* **AIM**: Pick out the lines in the listing below that contain the word "with" and copy them.

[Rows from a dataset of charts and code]
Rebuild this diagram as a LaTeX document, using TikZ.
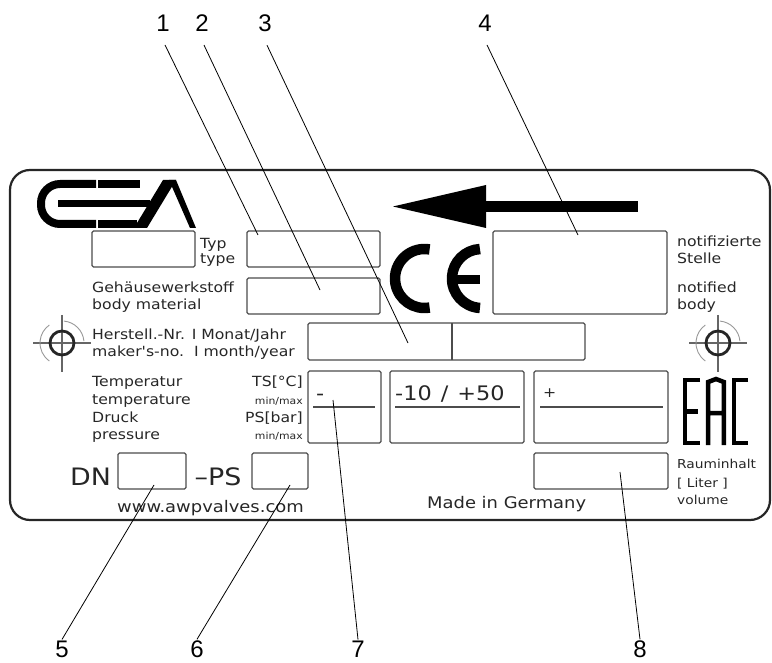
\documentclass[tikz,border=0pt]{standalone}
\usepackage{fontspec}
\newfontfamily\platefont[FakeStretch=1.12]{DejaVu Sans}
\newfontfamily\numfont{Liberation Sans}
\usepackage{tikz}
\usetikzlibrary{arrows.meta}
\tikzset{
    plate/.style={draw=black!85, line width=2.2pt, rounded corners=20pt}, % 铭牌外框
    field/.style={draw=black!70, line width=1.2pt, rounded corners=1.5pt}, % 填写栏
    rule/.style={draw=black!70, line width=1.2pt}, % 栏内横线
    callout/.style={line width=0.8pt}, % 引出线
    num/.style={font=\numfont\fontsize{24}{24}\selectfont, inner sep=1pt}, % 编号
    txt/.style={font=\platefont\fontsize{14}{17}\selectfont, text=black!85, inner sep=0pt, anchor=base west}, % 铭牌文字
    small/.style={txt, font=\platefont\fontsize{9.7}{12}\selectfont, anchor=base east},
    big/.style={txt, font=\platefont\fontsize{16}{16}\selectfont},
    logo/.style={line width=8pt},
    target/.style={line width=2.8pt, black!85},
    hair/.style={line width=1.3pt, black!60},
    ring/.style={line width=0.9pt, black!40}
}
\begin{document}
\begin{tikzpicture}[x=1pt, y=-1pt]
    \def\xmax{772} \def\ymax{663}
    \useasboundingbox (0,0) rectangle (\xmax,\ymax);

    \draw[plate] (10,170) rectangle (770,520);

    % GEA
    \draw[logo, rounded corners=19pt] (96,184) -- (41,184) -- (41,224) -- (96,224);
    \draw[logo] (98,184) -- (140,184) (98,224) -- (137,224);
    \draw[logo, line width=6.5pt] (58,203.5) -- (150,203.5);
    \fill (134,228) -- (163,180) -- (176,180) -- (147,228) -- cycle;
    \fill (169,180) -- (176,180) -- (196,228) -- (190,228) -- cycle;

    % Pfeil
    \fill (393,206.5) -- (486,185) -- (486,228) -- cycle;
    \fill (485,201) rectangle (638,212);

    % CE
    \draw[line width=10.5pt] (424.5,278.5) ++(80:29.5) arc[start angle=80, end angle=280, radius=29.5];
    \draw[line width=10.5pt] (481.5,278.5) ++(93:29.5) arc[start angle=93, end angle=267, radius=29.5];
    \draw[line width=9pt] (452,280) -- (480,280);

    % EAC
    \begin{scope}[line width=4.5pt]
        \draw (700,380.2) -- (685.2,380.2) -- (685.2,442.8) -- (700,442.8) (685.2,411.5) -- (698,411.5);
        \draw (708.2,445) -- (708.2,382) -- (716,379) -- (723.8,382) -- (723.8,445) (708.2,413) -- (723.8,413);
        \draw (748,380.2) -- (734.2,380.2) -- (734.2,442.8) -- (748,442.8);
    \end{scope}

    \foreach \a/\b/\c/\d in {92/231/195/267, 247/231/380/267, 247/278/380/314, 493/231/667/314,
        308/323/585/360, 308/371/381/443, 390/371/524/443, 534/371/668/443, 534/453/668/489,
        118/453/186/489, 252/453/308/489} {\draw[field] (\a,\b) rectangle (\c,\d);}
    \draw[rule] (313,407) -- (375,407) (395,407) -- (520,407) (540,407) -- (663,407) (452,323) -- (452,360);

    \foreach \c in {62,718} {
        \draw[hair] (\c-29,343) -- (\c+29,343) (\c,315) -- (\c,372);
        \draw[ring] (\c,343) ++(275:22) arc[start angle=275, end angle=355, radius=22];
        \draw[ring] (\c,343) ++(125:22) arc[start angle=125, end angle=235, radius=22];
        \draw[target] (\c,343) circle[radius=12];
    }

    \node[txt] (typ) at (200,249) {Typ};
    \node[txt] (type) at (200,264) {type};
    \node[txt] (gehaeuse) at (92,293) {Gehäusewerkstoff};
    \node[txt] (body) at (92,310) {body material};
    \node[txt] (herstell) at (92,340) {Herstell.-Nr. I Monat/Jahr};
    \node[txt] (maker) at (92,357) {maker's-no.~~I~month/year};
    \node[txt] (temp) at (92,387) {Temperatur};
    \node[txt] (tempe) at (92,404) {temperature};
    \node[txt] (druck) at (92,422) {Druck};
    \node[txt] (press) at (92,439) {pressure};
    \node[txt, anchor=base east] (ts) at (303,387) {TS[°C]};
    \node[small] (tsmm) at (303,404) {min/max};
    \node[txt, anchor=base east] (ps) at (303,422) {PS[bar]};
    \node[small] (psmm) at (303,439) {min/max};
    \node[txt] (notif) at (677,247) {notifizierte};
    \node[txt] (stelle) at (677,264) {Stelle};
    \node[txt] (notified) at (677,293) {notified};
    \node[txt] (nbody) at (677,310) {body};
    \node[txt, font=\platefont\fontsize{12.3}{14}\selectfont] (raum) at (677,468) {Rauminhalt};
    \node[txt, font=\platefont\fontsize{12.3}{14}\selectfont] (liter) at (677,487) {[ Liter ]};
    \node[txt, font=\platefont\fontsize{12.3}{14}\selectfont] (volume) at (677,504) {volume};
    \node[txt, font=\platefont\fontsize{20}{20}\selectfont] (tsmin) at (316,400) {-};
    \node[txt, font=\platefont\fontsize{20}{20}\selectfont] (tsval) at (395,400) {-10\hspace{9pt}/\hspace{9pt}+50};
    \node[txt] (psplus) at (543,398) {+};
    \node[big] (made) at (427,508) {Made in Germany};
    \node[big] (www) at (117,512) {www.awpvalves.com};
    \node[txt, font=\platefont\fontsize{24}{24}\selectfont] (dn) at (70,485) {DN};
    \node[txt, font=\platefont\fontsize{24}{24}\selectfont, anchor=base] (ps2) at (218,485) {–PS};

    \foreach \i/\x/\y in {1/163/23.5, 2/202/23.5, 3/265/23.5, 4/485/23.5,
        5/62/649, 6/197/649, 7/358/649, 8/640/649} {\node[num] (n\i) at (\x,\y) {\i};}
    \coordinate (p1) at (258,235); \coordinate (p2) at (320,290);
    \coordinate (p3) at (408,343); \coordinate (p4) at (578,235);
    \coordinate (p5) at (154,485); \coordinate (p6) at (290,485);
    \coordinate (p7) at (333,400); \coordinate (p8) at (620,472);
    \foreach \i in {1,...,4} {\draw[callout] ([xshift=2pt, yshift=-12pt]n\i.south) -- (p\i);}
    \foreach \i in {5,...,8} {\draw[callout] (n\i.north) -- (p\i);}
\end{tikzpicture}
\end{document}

---

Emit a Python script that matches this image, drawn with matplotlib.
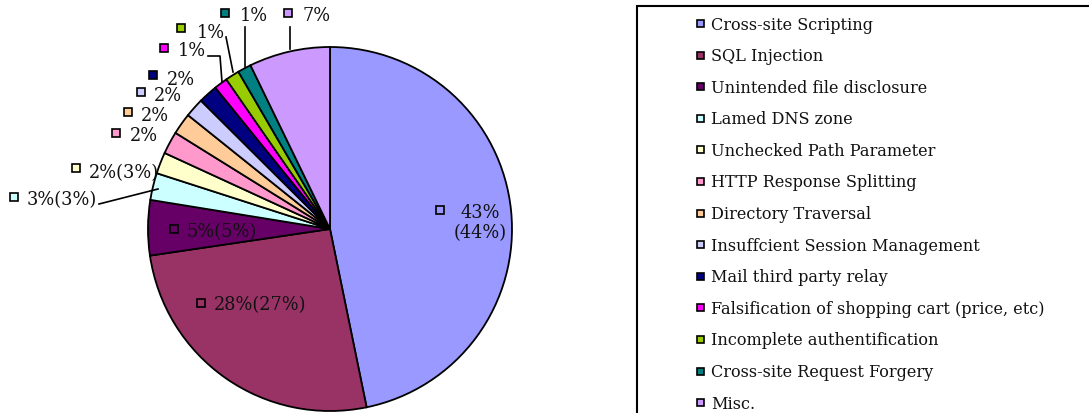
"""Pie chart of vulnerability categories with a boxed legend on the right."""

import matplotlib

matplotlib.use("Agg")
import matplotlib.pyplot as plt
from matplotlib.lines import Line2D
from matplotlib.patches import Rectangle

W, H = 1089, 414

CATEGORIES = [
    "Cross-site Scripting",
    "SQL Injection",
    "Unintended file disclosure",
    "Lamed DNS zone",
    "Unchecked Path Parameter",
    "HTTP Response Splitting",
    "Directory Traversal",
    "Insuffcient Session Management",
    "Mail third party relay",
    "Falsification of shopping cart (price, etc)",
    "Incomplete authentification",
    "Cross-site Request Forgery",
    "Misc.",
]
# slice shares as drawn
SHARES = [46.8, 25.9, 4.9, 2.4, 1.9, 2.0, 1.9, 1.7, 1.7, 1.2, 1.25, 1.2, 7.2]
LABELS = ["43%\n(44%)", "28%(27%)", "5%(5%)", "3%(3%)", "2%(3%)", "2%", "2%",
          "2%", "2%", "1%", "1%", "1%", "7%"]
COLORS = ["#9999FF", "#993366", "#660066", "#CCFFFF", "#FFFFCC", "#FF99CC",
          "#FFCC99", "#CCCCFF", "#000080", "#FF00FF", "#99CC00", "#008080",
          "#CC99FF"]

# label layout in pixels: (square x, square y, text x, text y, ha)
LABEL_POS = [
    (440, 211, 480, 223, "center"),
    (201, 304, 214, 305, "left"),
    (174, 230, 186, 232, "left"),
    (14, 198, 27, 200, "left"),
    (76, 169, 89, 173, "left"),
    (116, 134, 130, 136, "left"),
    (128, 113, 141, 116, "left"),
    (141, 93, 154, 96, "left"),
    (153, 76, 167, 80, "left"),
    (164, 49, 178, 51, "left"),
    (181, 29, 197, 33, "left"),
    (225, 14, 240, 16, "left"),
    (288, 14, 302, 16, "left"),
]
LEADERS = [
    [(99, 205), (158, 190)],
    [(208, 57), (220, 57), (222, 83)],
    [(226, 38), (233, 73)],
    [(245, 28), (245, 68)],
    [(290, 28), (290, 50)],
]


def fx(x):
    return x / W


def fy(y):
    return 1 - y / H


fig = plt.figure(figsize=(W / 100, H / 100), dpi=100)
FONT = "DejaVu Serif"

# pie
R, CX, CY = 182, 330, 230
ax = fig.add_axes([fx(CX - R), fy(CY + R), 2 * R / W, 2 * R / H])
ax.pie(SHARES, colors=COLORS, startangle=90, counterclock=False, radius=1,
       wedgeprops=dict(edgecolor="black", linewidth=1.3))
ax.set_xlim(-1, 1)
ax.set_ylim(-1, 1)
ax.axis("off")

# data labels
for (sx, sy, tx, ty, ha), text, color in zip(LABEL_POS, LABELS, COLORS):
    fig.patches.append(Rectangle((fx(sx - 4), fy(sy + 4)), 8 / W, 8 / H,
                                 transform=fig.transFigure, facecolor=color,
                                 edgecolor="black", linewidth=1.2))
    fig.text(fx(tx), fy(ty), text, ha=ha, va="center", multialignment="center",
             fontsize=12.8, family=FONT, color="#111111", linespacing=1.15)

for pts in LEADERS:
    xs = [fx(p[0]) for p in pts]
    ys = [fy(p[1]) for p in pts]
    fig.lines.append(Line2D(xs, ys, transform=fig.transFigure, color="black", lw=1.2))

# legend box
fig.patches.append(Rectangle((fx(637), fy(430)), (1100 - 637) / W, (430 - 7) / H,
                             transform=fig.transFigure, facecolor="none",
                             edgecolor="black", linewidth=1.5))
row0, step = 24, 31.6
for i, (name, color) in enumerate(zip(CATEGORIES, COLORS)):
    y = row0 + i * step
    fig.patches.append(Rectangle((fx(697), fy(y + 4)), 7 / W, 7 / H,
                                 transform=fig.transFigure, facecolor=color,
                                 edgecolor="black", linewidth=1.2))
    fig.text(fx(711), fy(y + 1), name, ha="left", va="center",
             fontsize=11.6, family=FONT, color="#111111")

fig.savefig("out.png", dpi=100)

* **RESULT**:
Emit a Python script that matches this image, drawn with matplotlib.
"""Pie chart of vulnerability categories with a boxed legend on the right."""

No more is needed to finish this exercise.